● **Given information**:
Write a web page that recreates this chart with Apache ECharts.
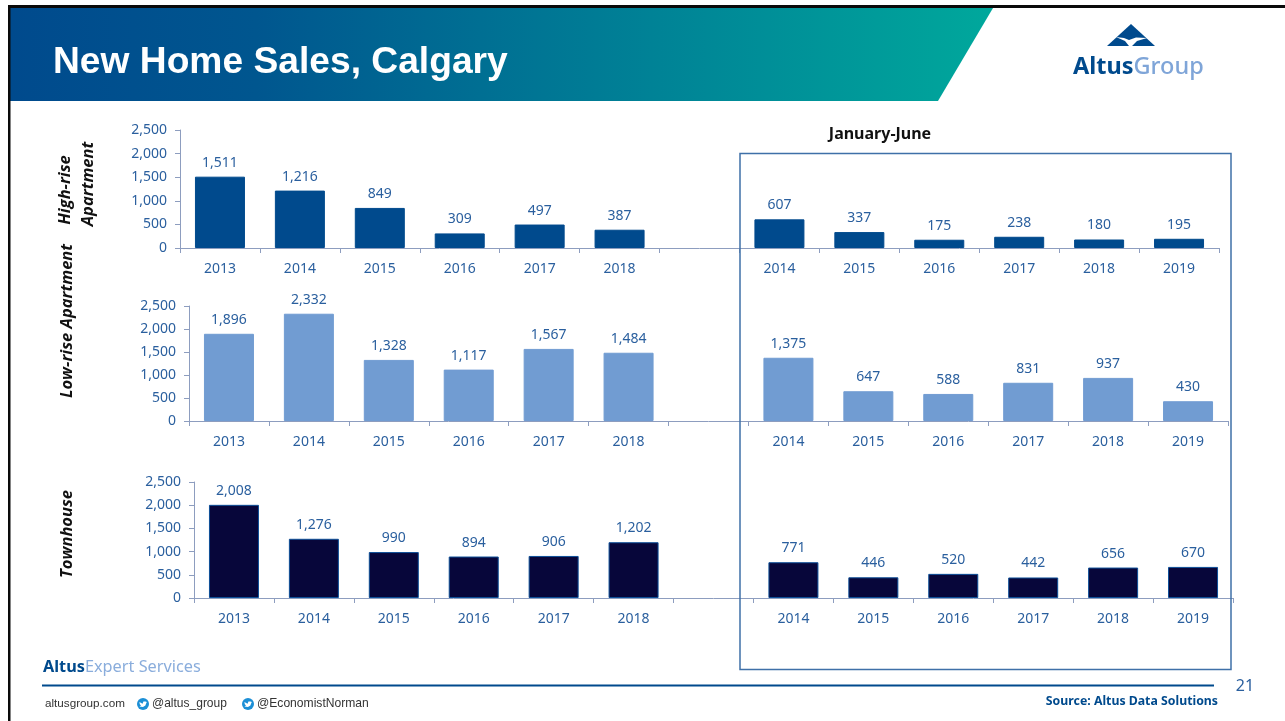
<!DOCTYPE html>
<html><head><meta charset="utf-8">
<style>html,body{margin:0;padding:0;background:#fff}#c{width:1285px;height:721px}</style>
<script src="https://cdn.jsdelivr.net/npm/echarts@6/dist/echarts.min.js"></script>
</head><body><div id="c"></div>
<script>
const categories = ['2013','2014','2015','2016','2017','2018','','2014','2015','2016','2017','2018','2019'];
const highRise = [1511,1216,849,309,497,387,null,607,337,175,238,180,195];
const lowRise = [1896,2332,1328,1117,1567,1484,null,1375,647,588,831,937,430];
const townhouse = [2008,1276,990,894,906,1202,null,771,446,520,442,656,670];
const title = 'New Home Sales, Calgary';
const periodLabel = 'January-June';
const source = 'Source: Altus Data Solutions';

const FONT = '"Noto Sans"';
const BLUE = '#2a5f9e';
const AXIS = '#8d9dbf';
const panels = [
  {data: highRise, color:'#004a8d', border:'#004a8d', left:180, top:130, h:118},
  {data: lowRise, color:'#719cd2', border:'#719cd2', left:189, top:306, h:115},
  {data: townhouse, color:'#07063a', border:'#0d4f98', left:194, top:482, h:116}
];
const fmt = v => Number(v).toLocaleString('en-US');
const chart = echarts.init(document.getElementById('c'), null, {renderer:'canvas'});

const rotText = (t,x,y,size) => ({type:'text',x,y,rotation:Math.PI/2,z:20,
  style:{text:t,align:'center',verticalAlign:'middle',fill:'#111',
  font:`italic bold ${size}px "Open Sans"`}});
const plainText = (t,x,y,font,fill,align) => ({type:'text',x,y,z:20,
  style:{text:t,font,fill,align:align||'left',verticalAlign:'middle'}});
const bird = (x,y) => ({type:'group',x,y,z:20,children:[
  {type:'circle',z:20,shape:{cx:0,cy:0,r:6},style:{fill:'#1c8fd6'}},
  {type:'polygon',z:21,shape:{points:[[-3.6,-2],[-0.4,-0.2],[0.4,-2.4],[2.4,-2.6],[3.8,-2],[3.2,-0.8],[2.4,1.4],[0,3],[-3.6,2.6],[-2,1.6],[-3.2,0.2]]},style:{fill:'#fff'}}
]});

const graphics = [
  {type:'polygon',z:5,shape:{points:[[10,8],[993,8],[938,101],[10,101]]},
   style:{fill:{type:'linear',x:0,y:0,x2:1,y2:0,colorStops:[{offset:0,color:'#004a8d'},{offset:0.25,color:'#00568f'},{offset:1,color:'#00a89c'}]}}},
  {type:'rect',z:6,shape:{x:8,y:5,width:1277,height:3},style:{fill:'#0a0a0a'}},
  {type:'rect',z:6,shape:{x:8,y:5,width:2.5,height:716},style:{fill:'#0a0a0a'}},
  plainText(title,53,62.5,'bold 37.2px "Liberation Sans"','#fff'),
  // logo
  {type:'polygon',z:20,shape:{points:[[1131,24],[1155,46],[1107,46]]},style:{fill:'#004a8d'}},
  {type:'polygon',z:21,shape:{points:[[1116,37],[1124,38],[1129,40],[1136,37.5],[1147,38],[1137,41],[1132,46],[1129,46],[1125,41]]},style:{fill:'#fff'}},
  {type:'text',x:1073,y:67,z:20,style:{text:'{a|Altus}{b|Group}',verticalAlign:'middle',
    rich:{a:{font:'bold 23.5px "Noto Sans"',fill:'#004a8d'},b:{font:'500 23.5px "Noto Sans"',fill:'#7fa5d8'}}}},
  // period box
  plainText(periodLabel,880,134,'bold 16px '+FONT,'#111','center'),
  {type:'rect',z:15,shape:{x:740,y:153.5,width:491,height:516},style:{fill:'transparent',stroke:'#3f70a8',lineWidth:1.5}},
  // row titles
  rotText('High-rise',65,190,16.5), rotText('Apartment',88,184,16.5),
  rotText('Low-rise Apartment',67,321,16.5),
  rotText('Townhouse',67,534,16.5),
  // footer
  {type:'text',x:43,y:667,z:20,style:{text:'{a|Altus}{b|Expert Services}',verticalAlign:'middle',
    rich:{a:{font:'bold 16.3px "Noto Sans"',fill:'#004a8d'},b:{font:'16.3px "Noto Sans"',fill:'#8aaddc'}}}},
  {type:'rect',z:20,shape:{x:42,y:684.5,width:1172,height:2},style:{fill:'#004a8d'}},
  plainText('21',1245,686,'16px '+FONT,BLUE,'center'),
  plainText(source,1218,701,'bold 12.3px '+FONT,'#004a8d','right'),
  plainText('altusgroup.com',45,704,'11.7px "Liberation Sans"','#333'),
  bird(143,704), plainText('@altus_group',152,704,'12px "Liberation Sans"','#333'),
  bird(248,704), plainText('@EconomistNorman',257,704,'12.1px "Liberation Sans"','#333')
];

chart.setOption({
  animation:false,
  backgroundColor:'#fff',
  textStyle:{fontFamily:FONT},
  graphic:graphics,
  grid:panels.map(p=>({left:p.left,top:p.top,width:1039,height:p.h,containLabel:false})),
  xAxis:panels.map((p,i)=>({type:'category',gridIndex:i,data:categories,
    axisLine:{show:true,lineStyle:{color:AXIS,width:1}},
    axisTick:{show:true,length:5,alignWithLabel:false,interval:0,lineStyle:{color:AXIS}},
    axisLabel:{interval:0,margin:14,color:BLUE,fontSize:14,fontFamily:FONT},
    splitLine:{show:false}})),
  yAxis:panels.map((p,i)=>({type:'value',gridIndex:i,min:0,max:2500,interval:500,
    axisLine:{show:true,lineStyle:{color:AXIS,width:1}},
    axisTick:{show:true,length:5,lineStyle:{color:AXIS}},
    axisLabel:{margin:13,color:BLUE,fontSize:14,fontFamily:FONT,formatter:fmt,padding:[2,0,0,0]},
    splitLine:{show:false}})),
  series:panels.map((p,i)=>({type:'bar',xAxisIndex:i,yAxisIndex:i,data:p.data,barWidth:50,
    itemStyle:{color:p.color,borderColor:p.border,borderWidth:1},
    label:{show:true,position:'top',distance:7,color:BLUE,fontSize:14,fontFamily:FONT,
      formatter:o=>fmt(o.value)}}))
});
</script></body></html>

● **Instruction**:
Repeat all the data as it stands, dropping any images it holds.

● **Result of this task**:
Write a web page that recreates this chart with Apache ECharts.
<!DOCTYPE html>
<html><head><meta charset="utf-8">
<style>html,body{margin:0;padding:0;background:#fff}#c{width:1285px;height:721px}</style>
<script src="https://cdn.jsdelivr.net/npm/echarts@6/dist/echarts.min.js"></script>
</head><body><div id="c"></div>
<script>
const categories = ['2013','2014','2015','2016','2017','2018','','2014','2015','2016','2017','2018','2019'];
const highRise = [1511,1216,849,309,497,387,null,607,337,175,238,180,195];
const lowRise = [1896,2332,1328,1117,1567,1484,null,1375,647,588,831,937,430];
const townhouse = [2008,1276,990,894,906,1202,null,771,446,520,442,656,670];
const title = 'New Home Sales, Calgary';
const periodLabel = 'January-June';
const source = 'Source: Altus Data Solutions';

const FONT = '"Noto Sans"';
const BLUE = '#2a5f9e';
const AXIS = '#8d9dbf';
const panels = [
  {data: highRise, color:'#004a8d', border:'#004a8d', left:180, top:130, h:118},
  {data: lowRise, color:'#719cd2', border:'#719cd2', left:189, top:306, h:115},
  {data: townhouse, color:'#07063a', border:'#0d4f98', left:194, top:482, h:116}
];
const fmt = v => Number(v).toLocaleString('en-US');
const chart = echarts.init(document.getElementById('c'), null, {renderer:'canvas'});

const rotText = (t,x,y,size) => ({type:'text',x,y,rotation:Math.PI/2,z:20,
  style:{text:t,align:'center',verticalAlign:'middle',fill:'#111',
  font:`italic bold ${size}px "Open Sans"`}});
const plainText = (t,x,y,font,fill,align) => ({type:'text',x,y,z:20,
  style:{text:t,font,fill,align:align||'left',verticalAlign:'middle'}});
const bird = (x,y) => ({type:'group',x,y,z:20,children:[
  {type:'circle',z:20,shape:{cx:0,cy:0,r:6},style:{fill:'#1c8fd6'}},
  {type:'polygon',z:21,shape:{points:[[-3.6,-2],[-0.4,-0.2],[0.4,-2.4],[2.4,-2.6],[3.8,-2],[3.2,-0.8],[2.4,1.4],[0,3],[-3.6,2.6],[-2,1.6],[-3.2,0.2]]},style:{fill:'#fff'}}
]});

const graphics = [
  {type:'polygon',z:5,shape:{points:[[10,8],[993,8],[938,101],[10,101]]},
   style:{fill:{type:'linear',x:0,y:0,x2:1,y2:0,colorStops:[{offset:0,color:'#004a8d'},{offset:0.25,color:'#00568f'},{offset:1,color:'#00a89c'}]}}},
  {type:'rect',z:6,shape:{x:8,y:5,width:1277,height:3},style:{fill:'#0a0a0a'}},
  {type:'rect',z:6,shape:{x:8,y:5,width:2.5,height:716},style:{fill:'#0a0a0a'}},
  plainText(title,53,62.5,'bold 37.2px "Liberation Sans"','#fff'),
  // logo
  {type:'polygon',z:20,shape:{points:[[1131,24],[1155,46],[1107,46]]},style:{fill:'#004a8d'}},
  {type:'polygon',z:21,shape:{points:[[1116,37],[1124,38],[1129,40],[1136,37.5],[1147,38],[1137,41],[1132,46],[1129,46],[1125,41]]},style:{fill:'#fff'}},
  {type:'text',x:1073,y:67,z:20,style:{text:'{a|Altus}{b|Group}',verticalAlign:'middle',
    rich:{a:{font:'bold 23.5px "Noto Sans"',fill:'#004a8d'},b:{font:'500 23.5px "Noto Sans"',fill:'#7fa5d8'}}}},
  // period box
  plainText(periodLabel,880,134,'bold 16px '+FONT,'#111','center'),
  {type:'rect',z:15,shape:{x:740,y:153.5,width:491,height:516},style:{fill:'transparent',stroke:'#3f70a8',lineWidth:1.5}},
  // row titles
  rotText('High-rise',65,190,16.5), rotText('Apartment',88,184,16.5),
  rotText('Low-rise Apartment',67,321,16.5),
  rotText('Townhouse',67,534,16.5),
  // footer
  {type:'text',x:43,y:667,z:20,style:{text:'{a|Altus}{b|Expert Services}',verticalAlign:'middle',
    rich:{a:{font:'bold 16.3px "Noto Sans"',fill:'#004a8d'},b:{font:'16.3px "Noto Sans"',fill:'#8aaddc'}}}},
  {type:'rect',z:20,shape:{x:42,y:684.5,width:1172,height:2},style:{fill:'#004a8d'}},
  plainText('21',1245,686,'16px '+FONT,BLUE,'center'),
  plainText(source,1218,701,'bold 12.3px '+FONT,'#004a8d','right'),
  plainText('altusgroup.com',45,704,'11.7px "Liberation Sans"','#333'),
  bird(143,704), plainText('@altus_group',152,704,'12px "Liberation Sans"','#333'),
  bird(248,704), plainText('@EconomistNorman',257,704,'12.1px "Liberation Sans"','#333')
];

chart.setOption({
  animation:false,
  backgroundColor:'#fff',
  textStyle:{fontFamily:FONT},
  graphic:graphics,
  grid:panels.map(p=>({left:p.left,top:p.top,width:1039,height:p.h,containLabel:false})),
  xAxis:panels.map((p,i)=>({type:'category',gridIndex:i,data:categories,
    axisLine:{show:true,lineStyle:{color:AXIS,width:1}},
    axisTick:{show:true,length:5,alignWithLabel:false,interval:0,lineStyle:{color:AXIS}},
    axisLabel:{interval:0,margin:14,color:BLUE,fontSize:14,fontFamily:FONT},
    splitLine:{show:false}})),
  yAxis:panels.map((p,i)=>({type:'value',gridIndex:i,min:0,max:2500,interval:500,
    axisLine:{show:true,lineStyle:{color:AXIS,width:1}},
    axisTick:{show:true,length:5,lineStyle:{color:AXIS}},
    axisLabel:{margin:13,color:BLUE,fontSize:14,fontFamily:FONT,formatter:fmt,padding:[2,0,0,0]},
    splitLine:{show:false}})),
  series:panels.map((p,i)=>({type:'bar',xAxisIndex:i,yAxisIndex:i,data:p.data,barWidth:50,
    itemStyle:{color:p.color,borderColor:p.border,borderWidth:1},
    label:{show:true,position:'top',distance:7,color:BLUE,fontSize:14,fontFamily:FONT,
      formatter:o=>fmt(o.value)}}))
});
</script></body></html>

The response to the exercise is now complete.